Il Giappone è il terzo mercato farmaceutico al mondo e offre un caso esemplare della capacità dell’industria farmaceutica di manipolare e sedurre una società inducendola a fare un uso su ampia scala di specifiche sostanze psicoattive. A partire dal 1998, il paese ha allentato i requisiti normativi per la vendita e la promozione dei farmaci. Già nel 2001 proliferavano pubblicità di farmaci in stile statunitense, dirette al consumatore, e alcune aziende con sede negli USA controllavano quasi il 50% del fatturato farmaceutico giapponese di 364,2 miliardi di dollari.
La crescente popolarità e disponibilità di prodotti farmaceutici di marca in un ambiente culturale non occidentale pose le basi per le strategie di marketing che prevedevano di influenzare in tempi brevi la percezione pubblica in modo da superare le barriere culturali e generare domanda.
Negli anni Ottanta, quando la compagnia farmaceutica giapponese Meiji Seika chiese all’agenzia regolatrice giapponese l’approvazione di un farmaco per la sindrome ossessivo-compulsiva (OCD), i funzionari dell’azienda si resero conto che in Giappone non esistevano degli standard diagnostici per l’OCD. Allora fu l’azienda stessa a scrivere una propria definizione, usando come modello quella statunitense. Alla fine degli anni Novanta, Meiji Seika portò la pratica su un livello del tutto nuovo quando ottenne il via libera dall’agenzia regolatrice per commercializzare il proprio prodotto SSRI, il Luvox. Dopo aver ricevuto l’approvazione, l’azienda sostenne una dura battaglia per fare accettare questo farmaco in un paese in cui, secondo il sondaggio condotto dall’Organizzazione Mondiale della Sanità all’inizio degli anni Novanta, la prescrizione più comune per un “disturbo dell’umore” era un blando tranquillante. Alla luce di ciò, Meiji Seika e vari altri partner aziendali interessati procedettero a “mettere in atto niente di meno che un radicale cambiamento culturale”, come spiegava un osservatore.
“Una fase cruciale: alterare il linguaggio usato dalla gente per parlare di depressione. La parola giapponese per designare la depressione clinica, utsu-byo, era sgradevolmente associata a gravi malattie psichiatriche.
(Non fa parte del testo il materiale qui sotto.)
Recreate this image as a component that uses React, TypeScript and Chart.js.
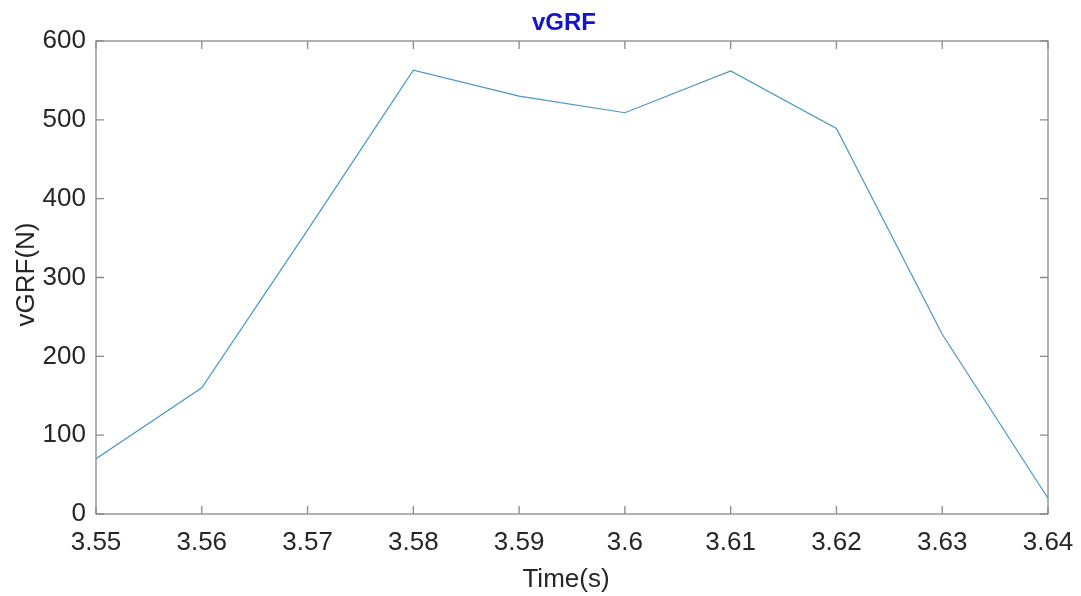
import React, { useEffect, useRef } from "react";
import { Chart, registerables } from "chart.js";

Chart.register(...registerables);

const timeValues = [3.55, 3.56, 3.57, 3.58, 3.59, 3.6, 3.61, 3.62, 3.63, 3.64];
const vgrfValues = [70, 160, 360, 563, 530, 509, 562, 489, 228, 20];
const xTickValues = [3.55, 3.56, 3.57, 3.58, 3.59, 3.6, 3.61, 3.62, 3.63, 3.64];
const yTickValues = [0, 100, 200, 300, 400, 500, 600];
const titleText = "vGRF";
const xTitle = "Time(s)";
const yTitle = "vGRF(N)";

const FONT = "'Liberation Sans', Arial, Helvetica, sans-serif";

const framePlugin = {
  id: "matlabFrame",
  afterDraw(chart: any) {
    const { ctx, chartArea, scales } = chart;
    const { left, right, top, bottom } = chartArea;
    const xs = scales.x;
    const ys = scales.y;
    ctx.save();
    ctx.strokeStyle = "#8a8a8a";
    ctx.lineWidth = 1.3;
    ctx.strokeRect(left, top, right - left, bottom - top);
    const tl = 8;
    ctx.beginPath();
    xTickValues.forEach((v) => {
      const px = xs.getPixelForValue(v);
      ctx.moveTo(px, bottom);
      ctx.lineTo(px, bottom - tl);
      ctx.moveTo(px, top);
      ctx.lineTo(px, top + tl);
    });
    yTickValues.forEach((v) => {
      const py = ys.getPixelForValue(v);
      ctx.moveTo(left, py);
      ctx.lineTo(left + tl, py);
      ctx.moveTo(right, py);
      ctx.lineTo(right - tl, py);
    });
    ctx.stroke();

    // title
    ctx.fillStyle = "#1414c8";
    ctx.font = `bold 24px ${FONT}`;
    ctx.textAlign = "center";
    ctx.textBaseline = "alphabetic";
    ctx.fillText(titleText, (left + right) / 2 - 8, 30);

    // x title
    ctx.fillStyle = "#262626";
    ctx.font = `26px ${FONT}`;
    ctx.fillText(xTitle, (left + right) / 2 - 6, 587);

    // y title
    ctx.save();
    ctx.translate(34, (top + bottom) / 2 - 3);
    ctx.rotate(-Math.PI / 2);
    ctx.fillText(yTitle, 0, 0);
    ctx.restore();
    ctx.restore();
  },
};

export default function App() {
  const ref = useRef<HTMLCanvasElement | null>(null);
  useEffect(() => {
    if (!ref.current) return;
    const chart = new Chart(ref.current, {
      type: "line",
      data: {
        datasets: [
          {
            data: timeValues.map((t, i) => ({ x: t, y: vgrfValues[i] })),
            borderColor: "#4a96c4",
            borderWidth: 1.2,
            pointRadius: 0,
            tension: 0,
            fill: false,
          },
        ],
      },
      options: {
        animation: false,
        responsive: false,
        maintainAspectRatio: false,
        layout: { padding: { left: 0, top: 41, right: 33, bottom: 0 } },
        plugins: {
          legend: { display: false },
          title: { display: false },
          tooltip: { enabled: false },
        },
        scales: {
          x: {
            type: "linear",
            min: 3.55,
            max: 3.64,
            afterBuildTicks: (scale: any) => {
              scale.ticks = xTickValues.map((v) => ({ value: v }));
            },
            afterFit: (scale: any) => {
              scale.height = 82;
              scale.paddingLeft = 0;
              scale.paddingRight = 0;
            },
            grid: { display: false, drawTicks: false },
            border: { display: false },
            ticks: {
              autoSkip: false,
              maxRotation: 0,
              padding: 13,
              color: "#262626",
              font: { family: FONT, size: 26 },
              callback: (v: any) => Number(Number(v).toFixed(2)).toString(),
            },
          },
          y: {
            type: "linear",
            min: 0,
            max: 600,
            afterBuildTicks: (scale: any) => {
              scale.ticks = yTickValues.map((v) => ({ value: v }));
            },
            afterFit: (scale: any) => {
              scale.width = 96;
              scale.paddingTop = 0;
              scale.paddingBottom = 0;
            },
            grid: { display: false, drawTicks: false },
            border: { display: false },
            ticks: {
              padding: 10,
              color: "#262626",
              font: { family: FONT, size: 26 },
            },
          },
        },
      },
      plugins: [framePlugin],
    });
    return () => chart.destroy();
  }, []);
  return (
    <div style={{ position: "absolute", left: 0, top: 0, width: 1081, height: 596, background: "#fff" }}>
      <canvas ref={ref} width={1081} height={596} style={{ display: "block" }} />
    </div>
  );
}
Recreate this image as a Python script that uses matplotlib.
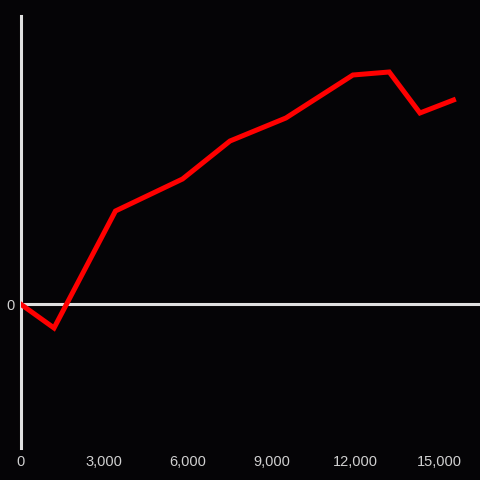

Così la Meiji e i suoi partner iniziarono a usare l’espressione kokoro no kaze, traducibile come ‘il raffreddore dell’animo’. Il messaggio: se in inverno prendi delle pillole per alleviare la congestione nasale, perchè non fare lo stesso anche per la depressione?” Il direttore di marketing di Meiji e affiliati ammise di fare uso regolarmente del termine kokoro no kaze nello spiegare ai giornalisti giapponesi “perchè era necessario sfatare il tabù che circondava la malattia”.
L’America era molto più avanti del Giappone nel riconoscimento dei farmaci per affrontare le malattie mentali. La nozione che la depressione fosse una potenziale epidemia che richiedeva un “trattamento” era stata inculcata sulla mente collettiva molti anni prima dell’introduzione, nel 1988, del popolarissimo SSRI Prozac. Quest’idea, tuttavia, richiede continui sforzi, e lo stesso vale per il discutibile concetto di “screening” per valutare “umori” o comportamenti potenzialmente dannosi, una pratica attualmente in uso presso alcune strutture sanitarie statunitensi che utilizzano le classificazioni del DSM-5.